A Christmas Carol (Charles Dickens)

30 December 2020

A Christmas Carol

'Merry Christmas!...every idiot who goes about with "Merry Christmas" on his lips, should be boiled with his own pudding' Generations of readers have been enchanted by Dickens’ A Christmas Carol—the most cheerful ghost story ever written, and the unforgettable tale of Ebenezer Scrooge’s moral regeneration. Written in just a few weeks, A Christmas Carol famously recounts the plight of Bob Cratchit, whose family finds joy even in poverty, and the transformation of his miserly boss Scrooge as he is visited by the ghosts of Christmas past, present, and future.From Scrooge’s “Bah!” and “Humbug!” to Tiny Tim’s “God bless us every one!” A Christmas Carol shines with warmth, decency, kindness, humility, and the value of the holidays. But beneath its sentimental surface, A Christmas Carol offers another of Dickens’s sharply critical portraits of a brutal society, and an inspiring celebration of the possibility of spiritual, psychological, and social change.

Average Rating:

Avril Stringer (27 January 2021 21:38)

When we decided to do this book we also had to watch at least one movie. This made me watch, for the first time, the Muppet version. So glad I did so - it is one of the best Christmas movies!

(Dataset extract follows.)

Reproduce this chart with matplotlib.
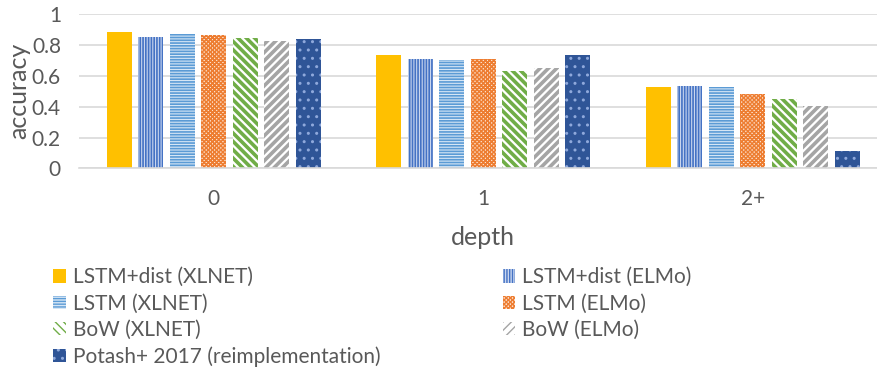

Sean Aaron (5 January 2021 07:42)

More readable than I find most of the 19th century English stories I’ve read, but a little too bombastic towards the end for me to give it four stars. You can see why a lot of adaptations skip this and that or embellished elsewhere, but it is iconic and worth a read.

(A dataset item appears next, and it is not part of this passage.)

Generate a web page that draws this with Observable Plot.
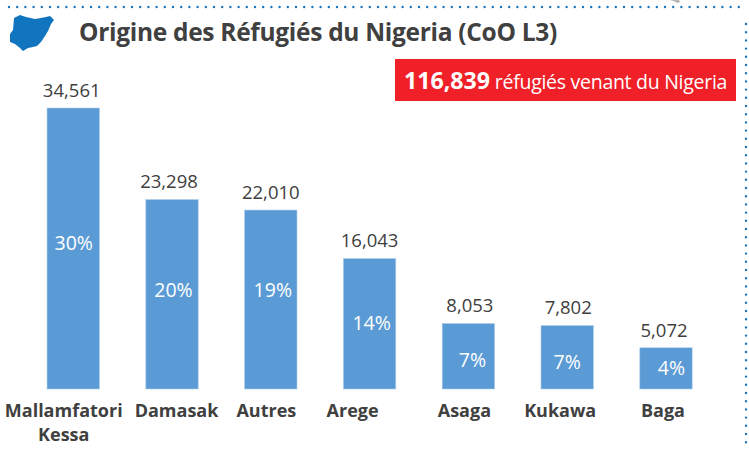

Sinclair Manson (31 December 2020 20:55)

A story so deeply rooted in our culture that it seemed familiar from start to end. For me and, judging by the conversation about the book, for most others, it's hard to separate the novella from its multitudinous adaptations. The story is short and straightforward. From the first ghost, Scrooge is ready to mend his ways and offers no further resistance, as he is emotionally bludgeoned into decency. The simplicity of the story is part of the reason it has become iconic. Another part is the warm and playful writing that seems to relish everything it must describe. Scrooge's name has passed into the English language as a tribute to the gleeful art with which his meanness was written.